The Shanghai Composite index rocketed by 7.6% on Wednesday, on speculation that the Chinese government would introduce measures to protect the country's economic growth, as the global economy continues to cool. Amid the speculation, investment bankers JP Morgan crystallized the idea that the Chinese government was considering stimulus spending of as much as CNY 400bn (about USD 58bn), and may also ease monetary policy this year.

Resources stocks reacted positively; Shenhua, the gigantic Chinese coal miner, recorded a one-day gain of nearly 9% in its stock price. Gold miner Zijin jumped by 10%. The positive sentiment spread to other markets, with emphasis on value seeking after the huge sell off of resources stocks starting in mid-May, and accelerating especially hard from mid-July as the euro's value hit a blow off against the dollar. Since then, crude oil prices have tumbled by 20% and more, dragging practically all other commodities down as well.

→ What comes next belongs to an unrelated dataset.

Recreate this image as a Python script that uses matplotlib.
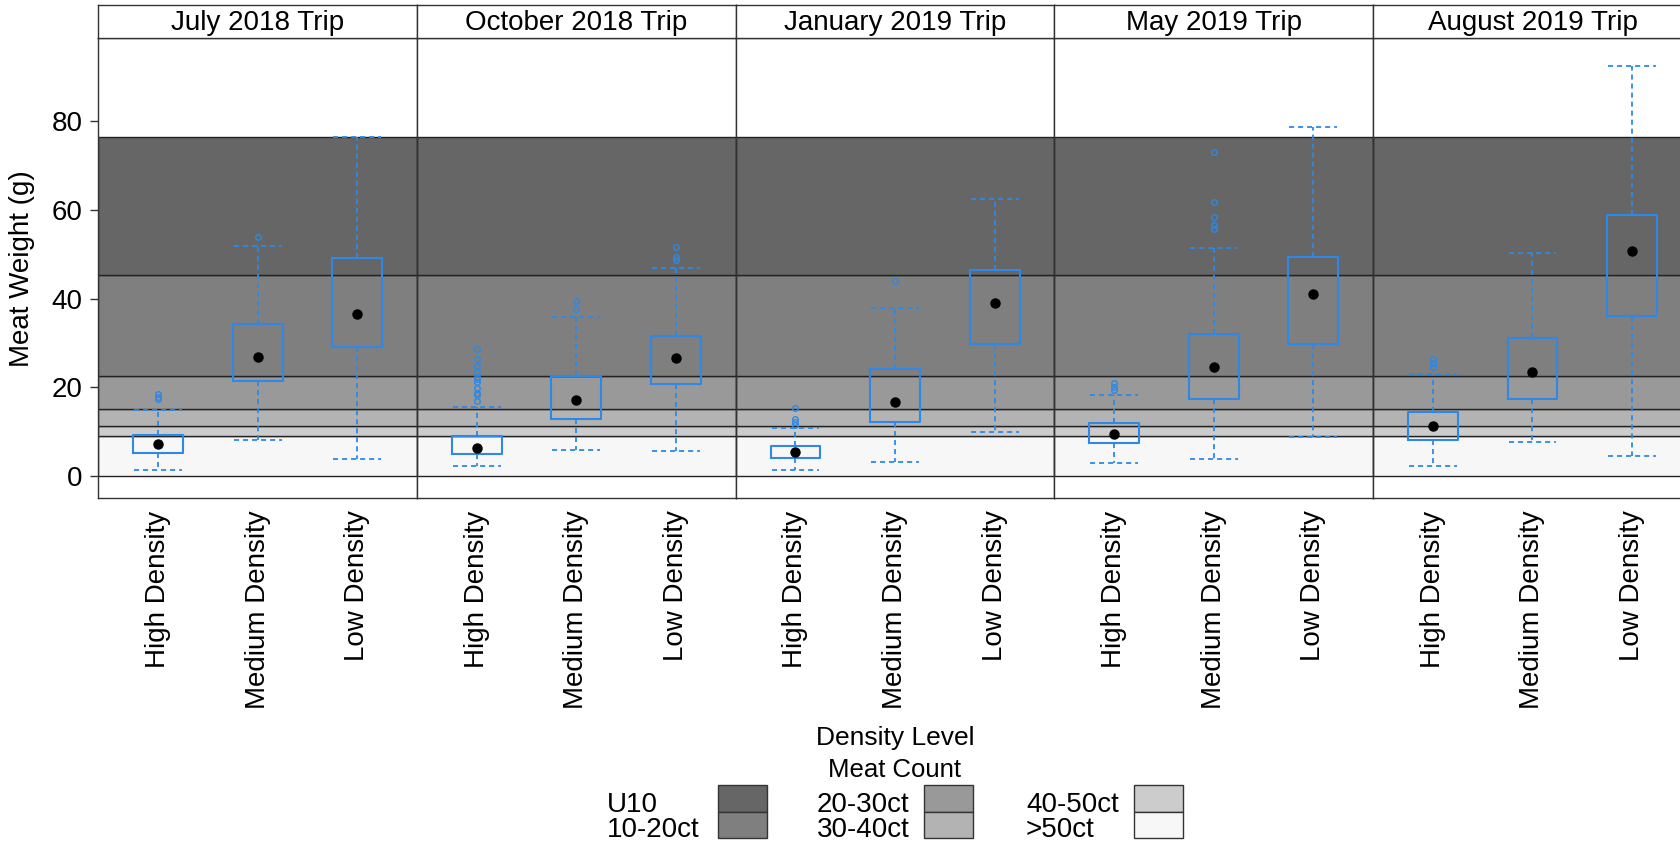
import matplotlib
matplotlib.use("Agg")
import matplotlib.pyplot as plt
from matplotlib.patches import Rectangle

plt.rcParams['font.family'] = ['Liberation Sans', 'DejaVu Sans']

# ******** data ********
trips = ["July 2018 Trip", "October 2018 Trip", "January 2019 Trip",
         "May 2019 Trip", "August 2019 Trip"]
densities = ["High Density", "Medium Density", "Low Density"]

whislo = [[1.4, 8.1, 3.8], [2.3, 6.0, 5.6], [1.5, 3.1, 10.0], [2.9, 3.8, 8.9], [2.3, 7.7, 4.6]]
q1 = [[5.3, 21.4, 29.1], [5.0, 12.8, 20.7], [4.1, 12.2, 29.7], [7.5, 17.3, 29.7], [8.1, 17.5, 36.1]]
means = [[7.3, 26.9, 36.6], [6.4, 17.1, 26.7], [5.4, 16.7, 39.1], [9.6, 24.7, 41.0], [11.3, 23.5, 50.8]]
q3 = [[9.2, 34.3, 49.2], [9.1, 22.6, 31.6], [6.8, 24.1, 46.4], [11.9, 32.1, 49.4], [14.5, 31.1, 58.9]]
whishi = [[15.0, 51.8, 76.4], [15.5, 35.8, 46.8], [10.9, 37.9, 62.4], [18.3, 51.4, 78.7], [23.1, 50.2, 92.4]]
outliers = [
    [[17.4, 17.9, 18.5], [53.9], []],
    [[16.9, 18.3, 18.8, 19.8, 21.3, 21.9, 22.4, 23.5, 24.8, 26.4, 28.6], [37.6, 39.4], [48.7, 49.4, 51.5]],
    [[11.5, 12.1, 12.8, 15.4], [43.9], []],
    [[19.4, 20.1, 20.9], [55.7, 56.5, 58.4, 61.7, 73.0], []],
    [[24.6, 25.5, 26.3], [], []],
]

# meat count bands (g), low to high
band_edges = [0, 9.07, 11.34, 15.12, 22.68, 45.36, 76.4]
band_labels = [">50ct", "40-50ct", "30-40ct", "20-30ct", "10-20ct", "U10"]
band_colors = ["#F7F7F7", "#CCCCCC", "#B3B3B3", "#999999", "#7F7F7F", "#666666"]

# ******** layout (pixels) ********
W, H = 1681, 844
left_px = 98.3
pw = 318.7   # last panel runs a bit past the right edge, as in the original
top_px, bot_px, strip_top = 38.3, 498, 5
blue = "#2D89E5"
edge = "#222222"

fig = plt.figure(figsize=(W / 100, H / 100), dpi=100)

for i, trip in enumerate(trips):
    ax = fig.add_axes([(left_px + i * pw) / W, 1 - bot_px / H, pw / W, (bot_px - top_px) / H])
    for k in range(len(band_labels)):
        ax.axhspan(band_edges[k], band_edges[k + 1], facecolor=band_colors[k],
                   edgecolor=edge, lw=1, zorder=0)
    stats = []
    for j in range(len(densities)):
        stats.append(dict(whislo=whislo[i][j], q1=q1[i][j], med=means[i][j], q3=q3[i][j],
                          whishi=whishi[i][j], mean=means[i][j], fliers=outliers[i][j]))
    ax.bxp(stats, positions=[1, 2, 3], widths=0.5, capwidths=0.48, showmeans=True,
           boxprops=dict(color=blue, lw=1.5),
           whiskerprops=dict(color=blue, lw=1.3, ls=(0, (2.8, 2.2))),
           capprops=dict(color=blue, lw=1.3, ls=(0, (2.8, 2.2))),
           medianprops=dict(lw=0),
           meanprops=dict(marker='o', mfc='black', mec='black', ms=6.5),
           flierprops=dict(marker='o', mfc='none', mec=blue, ms=4, mew=1))
    ax.set_xlim(0.4, 3.6)
    ax.set_ylim(-4.9, 98.6)
    ax.set_xticks([1, 2, 3])
    ax.set_xticklabels(densities, rotation=90, fontsize=20)
    ax.tick_params(axis='x', length=0, pad=9)
    ax.set_yticks([0, 20, 40, 60, 80])
    if i == 0:
        ax.tick_params(axis='y', labelsize=20, length=5.5, width=1, pad=6, color="#333333")
        ax.set_ylabel("Meat Weight (g)", fontsize=20, labelpad=12)
    else:
        ax.tick_params(axis='y', left=False, labelleft=False)
    for s in ax.spines.values():
        s.set_color("#333333")
        s.set_linewidth(1)

    # strip header
    sax = fig.add_axes([(left_px + i * pw) / W, 1 - top_px / H, pw / W, (top_px - strip_top) / H])
    sax.set_xticks([])
    sax.set_yticks([])
    for s in sax.spines.values():
        s.set_color("#333333")
        s.set_linewidth(1)
    sax.text(0.5, 0.45, trip, ha='center', va='center', fontsize=20, transform=sax.transAxes)

# ******** axis title and legend ********
cx = 895
fig.text(cx / W, 1 - 745 / H, "Density Level", ha='center', va='baseline', fontsize=19)
fig.text(cx / W, 1 - 777 / H, "Meat Count", ha='center', va='baseline', fontsize=18.5)

text_x = [607, 817, 1026]
patch_x = [718, 924, 1134]
row_top = [785, 811.5]
row_base = [811.5, 837]
leg_labels = band_labels[::-1]
leg_colors = band_colors[::-1]
for n, (lab, col) in enumerate(zip(leg_labels, leg_colors)):
    c, r = n // 2, n % 2
    fig.add_artist(Rectangle((patch_x[c] / W, 1 - (row_top[r] + 26.5) / H), 49 / W, 26.5 / H,
                             transform=fig.transFigure, facecolor=col, edgecolor="#333333", lw=1))
    fig.text(text_x[c] / W, 1 - row_base[r] / H, lab, ha='left', va='baseline', fontsize=20)

fig.savefig("out.png", dpi=100)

Over the past while, the world's top 40 mining and oil stocks have lost a combined USD 1.7 trillion in value, but clawed back just over USD 100bn of that during trade on Wednesday. In Australia, BHP Billiton, the world's biggest diversified resources stock, rose nearly 5% on the day, as did its intended takeover target, Rio Tinto. The two stocks were later to gain up to 7% and more in London trading. The gains held even after the dollar turned stronger in afternoon New York trade, forcing down crude oil prices by USD 4 a barrel, and triggering sharp reversals in most other traded commodity prices.